* [Instructions for the task]: Exactly repeat the material, dropping every picture from the copy.

* [Collected data]:
____
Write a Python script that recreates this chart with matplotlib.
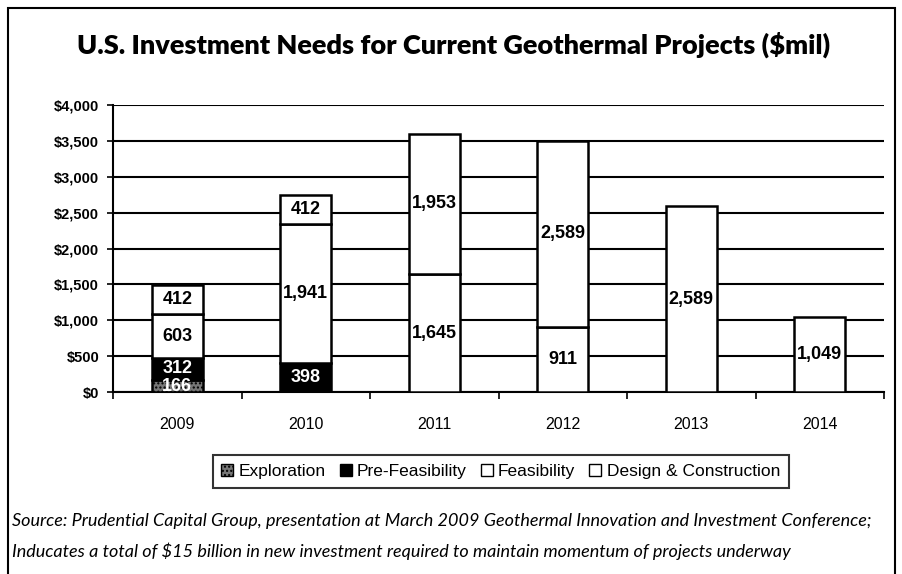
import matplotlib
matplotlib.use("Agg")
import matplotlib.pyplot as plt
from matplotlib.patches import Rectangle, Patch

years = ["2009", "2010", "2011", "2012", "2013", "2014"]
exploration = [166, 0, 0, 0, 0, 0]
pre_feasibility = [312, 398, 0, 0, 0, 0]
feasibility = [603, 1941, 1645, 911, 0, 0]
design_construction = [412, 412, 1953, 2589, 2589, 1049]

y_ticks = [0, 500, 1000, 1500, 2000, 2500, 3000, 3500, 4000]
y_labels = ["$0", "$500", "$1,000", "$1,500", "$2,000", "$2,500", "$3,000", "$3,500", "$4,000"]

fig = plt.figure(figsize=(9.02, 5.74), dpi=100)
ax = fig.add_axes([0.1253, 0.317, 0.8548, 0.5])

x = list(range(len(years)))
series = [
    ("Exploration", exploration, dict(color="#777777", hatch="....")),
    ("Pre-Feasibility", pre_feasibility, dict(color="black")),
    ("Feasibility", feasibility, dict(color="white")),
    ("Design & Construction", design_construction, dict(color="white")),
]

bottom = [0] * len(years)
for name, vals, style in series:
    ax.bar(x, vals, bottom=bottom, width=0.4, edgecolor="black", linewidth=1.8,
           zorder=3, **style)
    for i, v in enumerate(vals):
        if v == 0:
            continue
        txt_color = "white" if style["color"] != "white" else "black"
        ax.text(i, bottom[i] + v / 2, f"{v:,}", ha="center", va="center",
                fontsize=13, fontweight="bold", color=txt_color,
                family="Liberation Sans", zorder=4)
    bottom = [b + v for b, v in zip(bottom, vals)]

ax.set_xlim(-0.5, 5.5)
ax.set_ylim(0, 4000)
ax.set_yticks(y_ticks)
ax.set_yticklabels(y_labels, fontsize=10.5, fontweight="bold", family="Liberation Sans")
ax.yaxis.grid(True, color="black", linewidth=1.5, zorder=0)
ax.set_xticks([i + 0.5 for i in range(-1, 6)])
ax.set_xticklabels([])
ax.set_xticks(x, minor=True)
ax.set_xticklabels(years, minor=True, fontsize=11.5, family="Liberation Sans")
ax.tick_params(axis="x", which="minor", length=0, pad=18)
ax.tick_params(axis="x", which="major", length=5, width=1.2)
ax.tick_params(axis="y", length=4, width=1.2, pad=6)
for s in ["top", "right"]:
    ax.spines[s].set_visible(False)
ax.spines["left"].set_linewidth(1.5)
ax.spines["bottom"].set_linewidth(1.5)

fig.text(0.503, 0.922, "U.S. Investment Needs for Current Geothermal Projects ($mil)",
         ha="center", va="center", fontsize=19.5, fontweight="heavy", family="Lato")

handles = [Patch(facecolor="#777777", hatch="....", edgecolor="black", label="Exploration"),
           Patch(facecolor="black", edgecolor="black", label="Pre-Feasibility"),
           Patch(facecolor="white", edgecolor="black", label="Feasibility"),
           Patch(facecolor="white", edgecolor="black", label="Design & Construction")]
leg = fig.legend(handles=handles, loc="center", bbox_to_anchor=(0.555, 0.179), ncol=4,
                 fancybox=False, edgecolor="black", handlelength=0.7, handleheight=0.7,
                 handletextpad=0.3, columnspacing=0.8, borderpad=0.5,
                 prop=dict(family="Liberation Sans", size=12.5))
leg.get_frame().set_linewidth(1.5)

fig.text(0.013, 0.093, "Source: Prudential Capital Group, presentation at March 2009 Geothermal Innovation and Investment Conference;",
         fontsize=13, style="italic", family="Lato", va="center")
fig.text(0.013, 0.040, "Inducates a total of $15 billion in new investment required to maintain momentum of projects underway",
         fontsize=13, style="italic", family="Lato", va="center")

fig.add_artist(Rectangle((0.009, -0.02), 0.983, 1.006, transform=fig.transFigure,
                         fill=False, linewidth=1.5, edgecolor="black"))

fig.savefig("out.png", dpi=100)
____
* [Task result]:
Write a Python script that recreates this chart with matplotlib.
import matplotlib
matplotlib.use("Agg")
import matplotlib.pyplot as plt
from matplotlib.patches import Rectangle, Patch

years = ["2009", "2010", "2011", "2012", "2013", "2014"]
exploration = [166, 0, 0, 0, 0, 0]
pre_feasibility = [312, 398, 0, 0, 0, 0]
feasibility = [603, 1941, 1645, 911, 0, 0]
design_construction = [412, 412, 1953, 2589, 2589, 1049]

y_ticks = [0, 500, 1000, 1500, 2000, 2500, 3000, 3500, 4000]
y_labels = ["$0", "$500", "$1,000", "$1,500", "$2,000", "$2,500", "$3,000", "$3,500", "$4,000"]

fig = plt.figure(figsize=(9.02, 5.74), dpi=100)
ax = fig.add_axes([0.1253, 0.317, 0.8548, 0.5])

x = list(range(len(years)))
series = [
    ("Exploration", exploration, dict(color="#777777", hatch="....")),
    ("Pre-Feasibility", pre_feasibility, dict(color="black")),
    ("Feasibility", feasibility, dict(color="white")),
    ("Design & Construction", design_construction, dict(color="white")),
]

bottom = [0] * len(years)
for name, vals, style in series:
    ax.bar(x, vals, bottom=bottom, width=0.4, edgecolor="black", linewidth=1.8,
           zorder=3, **style)
    for i, v in enumerate(vals):
        if v == 0:
            continue
        txt_color = "white" if style["color"] != "white" else "black"
        ax.text(i, bottom[i] + v / 2, f"{v:,}", ha="center", va="center",
                fontsize=13, fontweight="bold", color=txt_color,
                family="Liberation Sans", zorder=4)
    bottom = [b + v for b, v in zip(bottom, vals)]

ax.set_xlim(-0.5, 5.5)
ax.set_ylim(0, 4000)
ax.set_yticks(y_ticks)
ax.set_yticklabels(y_labels, fontsize=10.5, fontweight="bold", family="Liberation Sans")
ax.yaxis.grid(True, color="black", linewidth=1.5, zorder=0)
ax.set_xticks([i + 0.5 for i in range(-1, 6)])
ax.set_xticklabels([])
ax.set_xticks(x, minor=True)
ax.set_xticklabels(years, minor=True, fontsize=11.5, family="Liberation Sans")
ax.tick_params(axis="x", which="minor", length=0, pad=18)
ax.tick_params(axis="x", which="major", length=5, width=1.2)
ax.tick_params(axis="y", length=4, width=1.2, pad=6)
for s in ["top", "right"]:
    ax.spines[s].set_visible(False)
ax.spines["left"].set_linewidth(1.5)
ax.spines["bottom"].set_linewidth(1.5)

fig.text(0.503, 0.922, "U.S. Investment Needs for Current Geothermal Projects ($mil)",
         ha="center", va="center", fontsize=19.5, fontweight="heavy", family="Lato")

handles = [Patch(facecolor="#777777", hatch="....", edgecolor="black", label="Exploration"),
           Patch(facecolor="black", edgecolor="black", label="Pre-Feasibility"),
           Patch(facecolor="white", edgecolor="black", label="Feasibility"),
           Patch(facecolor="white", edgecolor="black", label="Design & Construction")]
leg = fig.legend(handles=handles, loc="center", bbox_to_anchor=(0.555, 0.179), ncol=4,
                 fancybox=False, edgecolor="black", handlelength=0.7, handleheight=0.7,
                 handletextpad=0.3, columnspacing=0.8, borderpad=0.5,
                 prop=dict(family="Liberation Sans", size=12.5))
leg.get_frame().set_linewidth(1.5)

fig.text(0.013, 0.093, "Source: Prudential Capital Group, presentation at March 2009 Geothermal Innovation and Investment Conference;",
         fontsize=13, style="italic", family="Lato", va="center")
fig.text(0.013, 0.040, "Inducates a total of $15 billion in new investment required to maintain momentum of projects underway",
         fontsize=13, style="italic", family="Lato", va="center")

fig.add_artist(Rectangle((0.009, -0.02), 0.983, 1.006, transform=fig.transFigure,
                         fill=False, linewidth=1.5, edgecolor="black"))

fig.savefig("out.png", dpi=100)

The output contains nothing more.